Harrisburg University of Science and Technology, which opened just eight years ago, isn't your typical college.
Its tuition structure doesn't include many of the fees most colleges charge. Nearly half of its roughly 350 students are women. Almost half are racial minorities.
Eric Darr has been at Harrisburg University for longer than it has had students. In May he was named president after almost a year of serving as interim leader. He replaces Mel Schiavelli, who left for a leadership role at Northern Virginia Community College. Now that Darr is officially in charge, he can act on ideas to place Harrisburg University on a national stage. This fall it's offering classes in Philadelphia, using space at the Hussian School of Art.
Darr recently chatted with Keystone Edge. This interview has been condensed and edited.
KE: What are some of your goals now that you're in the president's chair?
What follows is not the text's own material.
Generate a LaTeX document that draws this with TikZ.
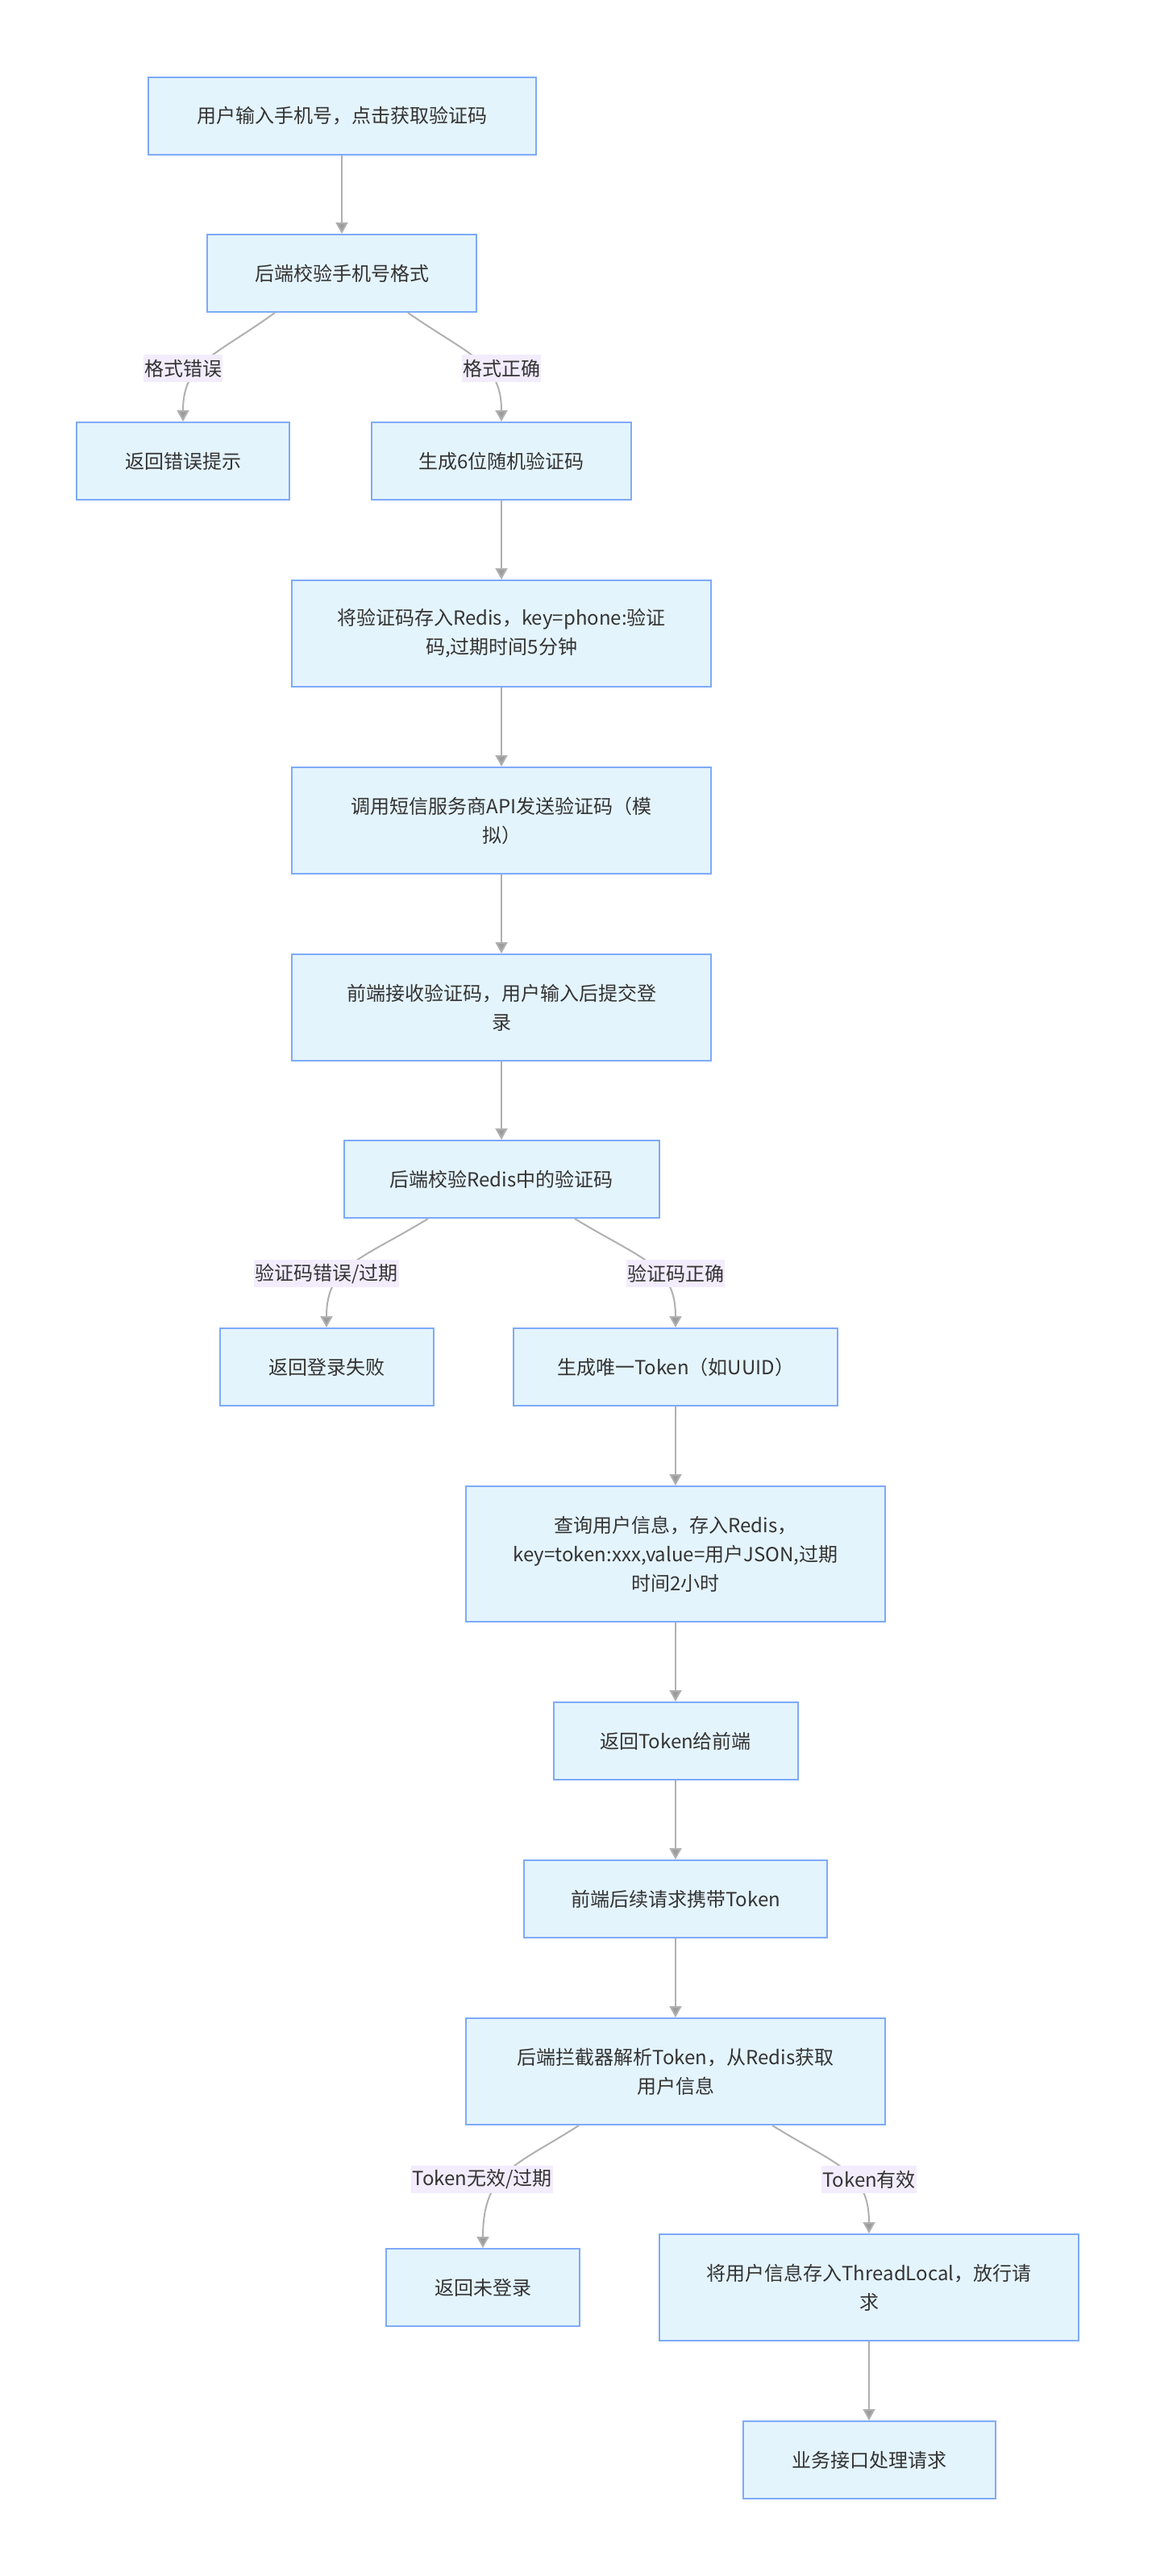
\documentclass[tikz,border=0pt]{standalone}
\usepackage{fontspec}
\setmainfont{Noto Sans CJK SC}
\usetikzlibrary{arrows.meta}
\definecolor{boxfill}{HTML}{E4F4FD}
\definecolor{boxline}{HTML}{7EAAF8}
\definecolor{lblfill}{HTML}{F3ECFD}
\definecolor{edgecol}{HTML}{B0B0B0}
\definecolor{tipcol}{HTML}{9C9C9C}
\definecolor{txt}{HTML}{333333}
\begin{document}
\begin{tikzpicture}[x=0.5pt,y=-0.5pt,
  box/.style={draw=boxline, line width=1pt, fill=boxfill, text=txt, align=center,
    font={\fontsize{12}{18}\selectfont}, inner sep=0pt},
  sz/.style 2 args={minimum width=#1*0.5pt, minimum height=#2*0.5pt},
  lbl/.style={fill=lblfill, text=txt, font={\fontsize{12}{18}\selectfont},
    inner xsep=0.5pt, inner ysep=0pt, minimum height=17pt},
  edge/.style={draw=edgecol, line width=1pt,
    -{Triangle[length=7pt,width=7.5pt,fill=tipcol]}}
]
\useasboundingbox (0,0) rectangle (1434,3196);

% boxes
\node[box, sz={481}{96}] (n1) at (424,144) {用户输入手机号，点击获取验证码};
\node[box, sz={334}{96}] (n2) at (424,339) {后端校验手机号格式};
\node[box, sz={264}{96}] (n3) at (227,572) {返回错误提示};
\node[box, sz={322}{96}] (n4) at (622,572) {生成6位随机验证码};
\node[box, sz={520}{132}] (n5) at (622,786) {将验证码存入Redis，key=phone:验证\\码,过期时间5分钟};
\node[box, sz={520}{132}] (n6) at (622,1018) {调用短信服务商API发送验证码（模\\拟）};
\node[box, sz={520}{132}] (n7) at (622,1250) {前端接收验证码，用户输入后提交登\\录};
\node[box, sz={391}{96}] (n8) at (622,1463) {后端校验Redis中的验证码};
\node[box, sz={265}{96}] (n9) at (405,1696) {返回登录失败};
\node[box, sz={402}{96}] (n10) at (838,1696) {生成唯一Token（如UUID）};
\node[box, sz={520}{168}] (n11) at (838,1928) {查询用户信息，存入Redis，\\key=token:xxx,value=用户JSON,过期\\时间2小时};
\node[box, sz={303}{96}] (n12) at (838,2160) {返回Token给前端};
\node[box, sz={376}{96}] (n13) at (838,2356) {前端后续请求携带Token};
\node[box, sz={520}{132}] (n14) at (838,2570) {后端拦截器解析Token，从Redis获取\\用户信息};
\node[box, sz={240}{96}] (n15) at (599,2838) {返回未登录};
\node[box, sz={520}{132}] (n16) at (1078,2838) {将用户信息存入ThreadLocal，放行请\\求};
\node[box, sz={313}{96}] (n17) at (1078,3052) {业务接口处理请求};

% straight connectors
\draw[edge] (n1) -- (n2);
\draw[edge] (n4) -- (n5);
\draw[edge] (n5) -- (n6);
\draw[edge] (n6) -- (n7);
\draw[edge] (n7) -- (n8);
\draw[edge] (n10) -- (n11);
\draw[edge] (n11) -- (n12);
\draw[edge] (n12) -- (n13);
\draw[edge] (n13) -- (n14);
\draw[edge] (n16) -- (n17);

% branching connectors
\draw[edge] ([xshift=-41.5pt]n2.south) .. controls +(-75,54) and +(0,-73) .. (n3.north);
\draw[edge] ([xshift=41pt]n2.south) .. controls +(78,54) and +(0,-73) .. (n4.north);
\draw[edge] ([xshift=-45.5pt]n8.south) .. controls +(-84,51) and +(0,-77) .. (n9.north);
\draw[edge] ([xshift=45.5pt]n8.south) .. controls +(84,51) and +(0,-77) .. (n10.north);
\draw[edge] ([xshift=-60pt]n14.south) .. controls +(-78,50) and +(0,-95) .. (n15.north);
\draw[edge] ([xshift=60pt]n14.south) .. controls +(81,50) and +(0,-77) .. (n16.north);

% edge labels
\node[lbl] (l1) at (227,457) {格式错误};
\node[lbl] (l2) at (622,457) {格式正确};
\node[lbl] (l3) at (405,1580) {验证码错误/过期};
\node[lbl] (l4) at (838,1580) {验证码正确};
\node[lbl] (l5) at (598,2704) {Token无效/过期};
\node[lbl] (l6) at (1078,2704) {Token有效};
\end{tikzpicture}
\end{document}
ED: I would like to augment and remake our board of trustees. The board's bylaws allow for 35 trustees, and currently 24 of those seats are filled. We need to strengthen our connections to information technology, strengthen our connections with Philadelphia – we're going to have a campus there starting in the fall – strengthen our connections with the Washington, D.C., area for obvious reasons. I'd like to get national thinkers about education on the board. As we think about partnerships with the Hussian School of Art, the university's going in a way that will integrate the arts more into our technology programs. Strengthening our connections to the commonwealth could take a lot of different forms. Maybe someone who served as a governor in the past, someone who served as a secretary of education in the past, someone who's respected by the current administration.
KE: One of the main initiatives you've worked on was to expand into Philadelphia. What prompted this?
ED: We had several years of successfully recruiting undergraduate students out of the Philadelphia School District. We've convinced these students to come to Harrisburg and take courses at HU. We pay attention to the students who are in the Philadelphia School District. They're a lot like the students in the Harrisburg School District. We created programs that support students that might need that support – additional help with English or additional help with math or writing, or life skills. We offer small class sizes and personal attention. For a variety of reasons, I think, we've been successful in drawing students from Philadelphia. What if we had a place in Philadelphia?
KE: Your tuition is frozen for the next school year. How did that decision come about and how is it possible?
ED: We looked around, and what we saw in the market is that everyone's going to have some sort of tuition increase. We saw it as an opportunity to position ourselves in the market as living up to our word, meaning keeping the cost of education as affordable as we can and recognizing that one of the reasons for our existence is access. If we kept increasing tuition like everybody else, that would be disingenuous to the populations we're trying to serve.
We don't have the overhead others have. We outsource career placement services. Other universities have what, four or five or six people running around a career services office? While that's important, I would rather use an outsourced person or group of people that wake up every day and that's all they do. We've outsourced to a firm that does all of the janitorial and building maintenance and security at next to nothing. I'm not saying that every year we're going to hold costs constant, but this year we were. And putting my marketing hat on, this year was a good time to do it.
KE: One of your goals is to expand enrollment and add more locations. Tell me more about that.
ED: In the next 12 months, we'll be expanding and adding a location in Baltimore for much of the same reasons as Philadelphia. We have a partner in Baltimore's inner city. We'll use their space, start with a few programs and go from there. We're recruiting students from the Baltimore School District. Particularly inner-city Baltimore kids may be more comfortable in the city of Baltimore or the city of Harrisburg.
We're partnering with a company called Altius. With their help we're going to move two of our graduate programs online: the master's in analytics and the master's in information systems engineering and management. Projections are that those two degree programs could have 500 online students in the next 12 to 18 months.
KE: Harrisburg University has had financial struggles in recent years. Dauphin County made some debt payments on its building. What are your plans to recover from these financial issues?
ED: We don't have excess or overhead, so cutting our way to profitability is not a viable strategy. Expansion is the viable strategy.
That's why reaching out to students beyond here in Central PA makes sense. Moving graduate programs online makes a lot of sense. Forming strategic workforce partnerships with companies, where we would create academic programs to train their workforce and what they need three to five years from now. We'll try to recruit more and more traditional-aged residential students here in Harrisburg, but that's not the only strategy. If we can become known as the university that can quickly build a pipeline of talent in science and technology, that would be fantastic.